The skill computes per-cell metrics (n_genes, total_counts, percent mitochondrial) and per-gene detection rates, applies configurable filters to remove empty droplets, doublets, and dying cells, then stores raw counts before normalization. It supports library-size normalization plus log transform (Scanpy) or LogNormalize/SCTransform (Seurat), selects highly variable genes (HVGs), and scales or regress out confounders (e.g., percent.mt, total_counts).

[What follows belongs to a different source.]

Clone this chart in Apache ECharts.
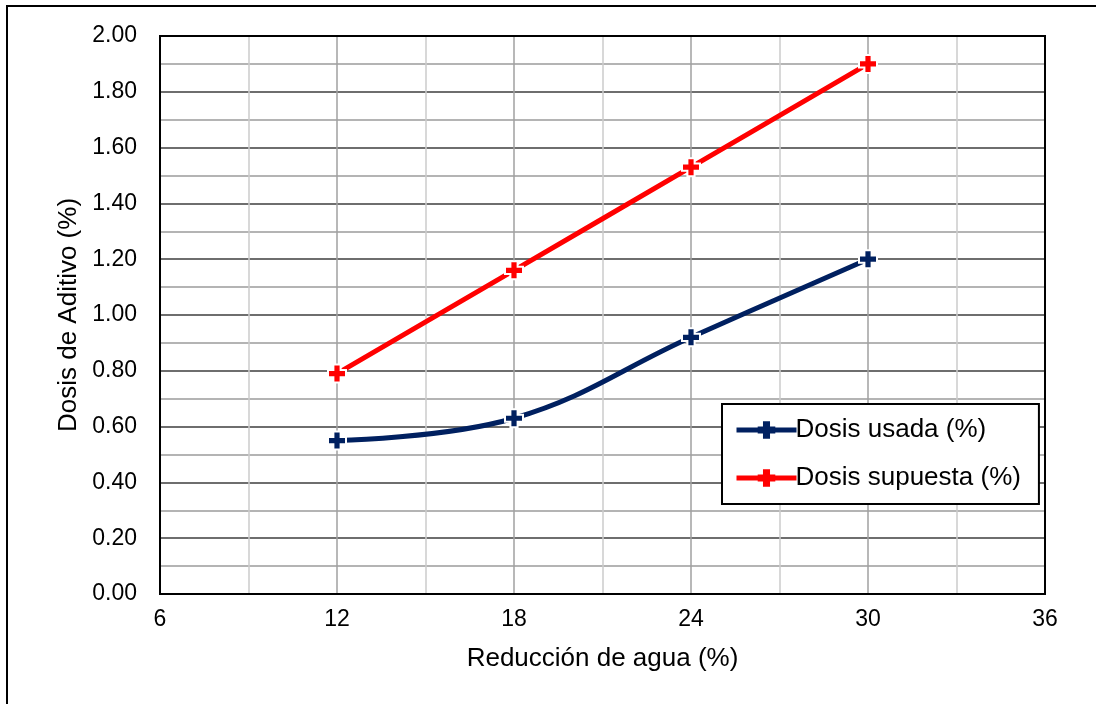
<!DOCTYPE html>
<html>
<head>
<meta charset="utf-8">
<script src="https://cdn.jsdelivr.net/npm/echarts@6/dist/echarts.min.js"></script>
<style>html,body{margin:0;padding:0;background:#fff;}#c{width:1096px;height:704px;}</style>
</head>
<body>
<div id="c"></div>
<script>
const reduccion = [12, 18, 24, 30];
const dosisUsada = [0.55, 0.63, 0.92, 1.20];
const dosisSupuesta = [0.79, 1.16, 1.53, 1.90];
const seriesNames = ['Dosis usada (%)', 'Dosis supuesta (%)'];
const xTitle = 'Reducción de agua (%)';
const yTitle = 'Dosis de Aditivo (%)';

const plus = 'path://M3,0H7V3H10V7H7V10H3V7H0V3H3Z';
const font = 'Liberation Sans, Arial, sans-serif';
const chart = echarts.init(document.getElementById('c'));
function mk(name, xs, ys, color) {
  return {
    name: name, type: 'line', smooth: 0.4,
    data: xs.map((x, i) => [x, ys[i]]),
    symbol: plus, symbolSize: 18,
    lineStyle: {color: color, width: 5},
    itemStyle: {color: color, borderColor: '#fff', borderWidth: 2},
    z: 5
  };
}
chart.setOption({
  animation: false,
  backgroundColor: '#fff',
  graphic: [{type: 'rect', shape: {x: 7, y: 6, width: 1200, height: 900}, style: {fill: 'none', stroke: '#000', lineWidth: 2}, z: 100}],
  grid: {left: 160, right: 51, top: 36, bottom: 110, show: true, borderColor: '#000', borderWidth: 2, z: 3},
  legend: {
    orient: 'vertical', left: 722, top: 404,
    backgroundColor: '#fff', borderColor: '#000', borderWidth: 2,
    padding: [13, 18, 13, 12], itemGap: 22, itemWidth: 60, itemHeight: 22,
    lineStyle: {width: 5},
    itemStyle: {borderWidth: 0},
    textStyle: {fontFamily: font, fontSize: 26, color: '#000', padding: [0,0,0,-6]},
    data: seriesNames
  },
  xAxis: {
    type: 'value', min: 6, max: 36, interval: 6,
    name: xTitle, nameLocation: 'middle', nameGap: 52,
    nameTextStyle: {fontFamily: font, fontSize: 26, color: '#000'},
    axisLine: {show: true, lineStyle: {color: '#000', width: 2}},
    axisTick: {show: false},
    axisLabel: {fontFamily: font, fontSize: 23, color: '#000', margin: 14},
    splitLine: {show: true, lineStyle: {color: '#a0a0a0', width: 1.5}},
    minorTick: {show: false, splitNumber: 2},
    minorSplitLine: {show: true, lineStyle: {color: '#cccccc', width: 1.5}}
  },
  yAxis: {
    type: 'value', min: 0, max: 2, interval: 0.2,
    name: yTitle, nameLocation: 'middle', nameGap: 77,
    nameTextStyle: {fontFamily: font, fontSize: 26, color: '#000'},
    axisLine: {show: true, lineStyle: {color: '#000', width: 2}},
    axisTick: {show: false},
    axisLabel: {fontFamily: font, fontSize: 23, color: '#000', margin: 23, formatter: v => v.toFixed(2)},
    splitLine: {show: true, lineStyle: {color: '#6e6e6e', width: 2}},
    minorTick: {show: false, splitNumber: 2},
    minorSplitLine: {show: true, lineStyle: {color: '#b4b4b4', width: 2}}
  },
  series: [
    mk(seriesNames[0], reduccion, dosisUsada, '#002060'),
    mk(seriesNames[1], reduccion, dosisSupuesta, '#ff0000')
  ]
});
</script>
</body>
</html>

Example end-to-end pipelines are included for both Scanpy and Seurat.

When to use it

  • After loading raw 10X or count matrix data and before dimensionality reduction or clustering
  • When removing low-quality cells, doublets, or cells with high mitochondrial content
  • To normalize library sizes and stabilize variance for downstream modeling
  • When selecting highly variable genes to reduce features for PCA/UMAP
  • If you need to regress out technical confounders such as total counts or percent.mt

Best practices

  • Inspect QC distributions (violin and scatter plots) before choosing filtering cutoffs
  • Store raw counts (adata.raw or adata.layers['counts'] / Seurat@assays$RNA@counts) before normalization
  • Adjust QC thresholds by tissue, protocol, and sequencing depth (typical min_genes 200, max_mt 5–20%)
  • Prefer SCTransform for Seurat when you want an integrated normalize+HVG+scale workflow
  • Check package versions and adapt function arguments to the installed API if signatures differ

Example use cases

  • Preprocess a 10X dataset: compute QC, filter cells, normalize, select top 2,000 HVGs, scale, then run PCA
  • Quick Scanpy pipeline for exploratory analysis: filter low-quality cells, log-normalize, and subset to HVGs
  • Seurat SCTransform workflow for robust normalization and regression of percent.mt
  • Store raw counts in adata.raw or Seurat object to enable later differential expression on raw data
  • Regress out library size and mitochondrial fraction before clustering to reduce technical bias

FAQ

What QC thresholds should I use?

Typical starting points are min_genes = 200, max_genes 2,500–5,000, and max_mt 5–20%. Adjust based on tissue type, cell size, and sequencing depth and validate by inspecting QC plots.

When should I use SCTransform versus LogNormalize?

SCTransform is recommended for many workflows because it performs variance-stabilizing normalization, HVG selection, and scaling in one step. Use LogNormalize for simpler or legacy pipelines.